Cyclic voltammetry identified the optimal deposition potential range for CdMnTe (around 1300-1560 mV). XRD analysis revealed a polycrystalline cubic structure with (111) preferred orientation. SNMS confirmed the presence of Mn in the deposited layers, showing non-uniform distribution, concentrated towards the surface. Optical bandgap values varied between ~1.90 eV and ~2.20 eV, depending on the deposition potential and post-growth treatment. All layers after post-treatment showed p-type conductivity, while AD layers exhibited both p- and n-type conductivity at different potentials. The optimal deposition potential was determined to be 1430 mV, producing the best crystallinity and stable bandgap (~1.95 eV). The CCT treatment resulted in improved crystallinity and larger grain sizes compared to the AD and GCT samples. DC conductivity measurements showed the lowest resistivity and highest conductivity for samples treated at 400 °C with CdCl₂. Schottky diode measurements confirmed the p-type conductivity and rectifying behavior of the CdMnTe layers with Al contacts. SEM micrographs revealed an increase in grain size after CCT treatment.

The successful Mn incorporation in CdTe through electrodeposition provides a promising pathway to creating a p-type window layer for GBG solar cells. Compared to previous work with Mg, Mn incorporation maintained polycrystallinity, unlike Mg which resulted in amorphous layers. While both Mg and Mn converted n-CdTe to p-type and widened the bandgap, Mn offered better crystallinity. The mixed-phase characteristics observed in the optical absorption studies are typical of ternary compounds and suggest the presence of both CdTe and CdMnTe phases. The formation of ohmic contacts with Au and rectifying contacts with Al validates the p-type conductivity and the absence of Fermi-level pinning. The observed results suggest that the optimized CdMnTe layer grown at 1430 mV and subjected to CCT treatment is suitable for use as a p-type window layer in GBG solar cells.

This research demonstrated the successful electrochemical incorporation of Mn into CdTe to produce p-type CdMnTe thin films with a suitable bandgap for PV applications. The optimized films exhibited desirable electrical properties, confirmed by conductivity and Schottky diode measurements. The findings highlight the potential of electrodeposited CdMnTe as a p-type window layer for advanced GBG solar cells. Future research should focus on integrating the optimized CdMnTe layer into a complete GBG solar cell device structure to assess its performance and investigate further optimization strategies.

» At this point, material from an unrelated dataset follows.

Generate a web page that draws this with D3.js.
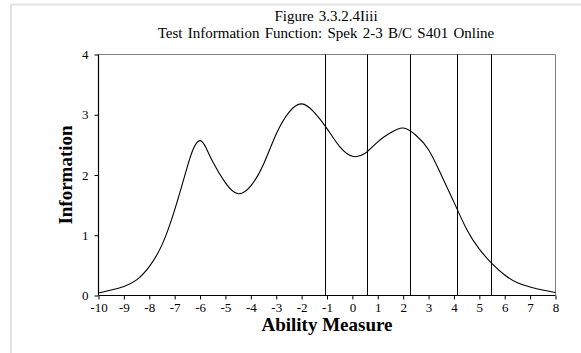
<!DOCTYPE html>
<html><head><meta charset="utf-8">
<script src="https://cdn.jsdelivr.net/npm/d3@7"></script>
<style>body{margin:0;background:#fff}svg{display:block}</style>
</head><body>
<script>
const titleLines = ["Figure 3.3.2.4Iiii", "Test Information Function: Spek 2-3 B/C S401 Online"];
const xLabel = "Ability Measure";
const yLabel = "Information";
const xTicks = [-10,-9,-8,-7,-6,-5,-4,-3,-2,-1,0,1,2,3,4,5,6,7,8];
const yTicks = [0,1,2,3,4];
const ability = [-10,-9.5,-9,-8.5,-8,-7.5,-7,-6.5,-6.25,-6,-5.75,-5.5,-5,-4.5,-4,-3.5,-3,-2.5,-2,-1.5,-1,-0.5,0,0.5,1,1.5,2,2.5,3,3.5,4,4.5,5,5.5,6,6.5,7,7.5,8];
const information = [0.04,0.09,0.15,0.26,0.48,0.84,1.42,2.14,2.45,2.57,2.44,2.22,1.87,1.69,1.82,2.18,2.68,3.04,3.18,3.04,2.77,2.47,2.31,2.36,2.55,2.70,2.78,2.66,2.42,2.00,1.55,1.10,0.77,0.53,0.34,0.21,0.14,0.09,0.05];
const cutPoints = [-1.07,0.59,2.28,4.12,5.47];

const W=581,H=353;
const L=98.5,R=555.5,T=54.5,B=295.5;
const svg=d3.select("body").append("svg").attr("width",W).attr("height",H);
svg.append("path").attr("d",`M11,${H}V4.5H${W}`).attr("fill","none").attr("stroke","#e3e3e3").attr("stroke-width",2);

const x=d3.scaleLinear().domain([-10,8]).range([L,R]);
const y=d3.scaleLinear().domain([0,4]).range([B,T]);
const font="'Liberation Serif','Times New Roman',serif";

svg.append("path").attr("d",`M${L},${T}H${R}V${B}`).attr("fill","none").attr("stroke","#808080").attr("stroke-width",1);

svg.selectAll("line.cut").data(cutPoints).enter().append("line")
 .attr("x1",d=>Math.round(x(d))+0.5).attr("x2",d=>Math.round(x(d))+0.5)
 .attr("y1",T).attr("y2",B).attr("stroke","#000").attr("stroke-width",1);

const pts=ability.map((a,i)=>[a,information[i]]);
svg.append("path").datum(pts)
 .attr("d",d3.line().x(d=>x(d[0])).y(d=>y(d[1])).curve(d3.curveNatural))
 .attr("fill","none").attr("stroke","#000").attr("stroke-width",1.1);

const xa=svg.append("g").attr("transform",`translate(0,${B})`)
 .call(d3.axisBottom(x).tickValues(xTicks).tickSize(4).tickPadding(3).tickFormat(d3.format("d")));
const ya=svg.append("g").attr("transform",`translate(${L},0)`)
 .call(d3.axisLeft(y).tickValues(yTicks).tickSize(4).tickPadding(6).tickFormat(d3.format("d")));
[xa,ya].forEach(g=>{
  g.select(".domain").attr("stroke","#000").attr("stroke-width",1.2);
  g.selectAll(".tick line").attr("stroke","#000");
  g.selectAll("text").attr("font-family",font).attr("font-size",13).attr("fill","#000");
});
xa.select(".domain").attr("d",`M${L},0H${R}`);
ya.select(".domain").attr("d",`M0,${B}V${T}`);
xa.selectAll("text").text(d=>d<0?"-"+Math.abs(d):d);

svg.selectAll("text.title").data(titleLines).enter().append("text")
 .attr("x",(L+R)/2-1).attr("y",(d,i)=>21+i*16.8).attr("text-anchor","middle")
 .attr("font-family",font).attr("font-size",15).attr("word-spacing",1.5).attr("fill","#000").text(d=>d);

svg.append("text").attr("x",(L+R)/2).attr("y",331).attr("text-anchor","middle")
 .attr("font-family",font).attr("font-size",19).attr("font-weight","bold").text(xLabel);
svg.append("text").attr("transform",`translate(72,175) rotate(-90)`).attr("text-anchor","middle")
 .attr("font-family",font).attr("font-size",19).attr("font-weight","bold").text(yLabel);
</script>
</body></html>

The study's limitations include the non-uniform Mn distribution in the CdMnTe layer. Further investigations are necessary to achieve more homogeneous Mn distribution. The limited depth profiling analysis in SNMS prevents precise quantification of Mn concentration. The use of a two-electrode system in the electrodeposition process could introduce some inaccuracies. Also, this study is limited to investigating only two post-growth treatment methods (CCT and GCT). Further exploration of alternative treatments could potentially lead to even better performance.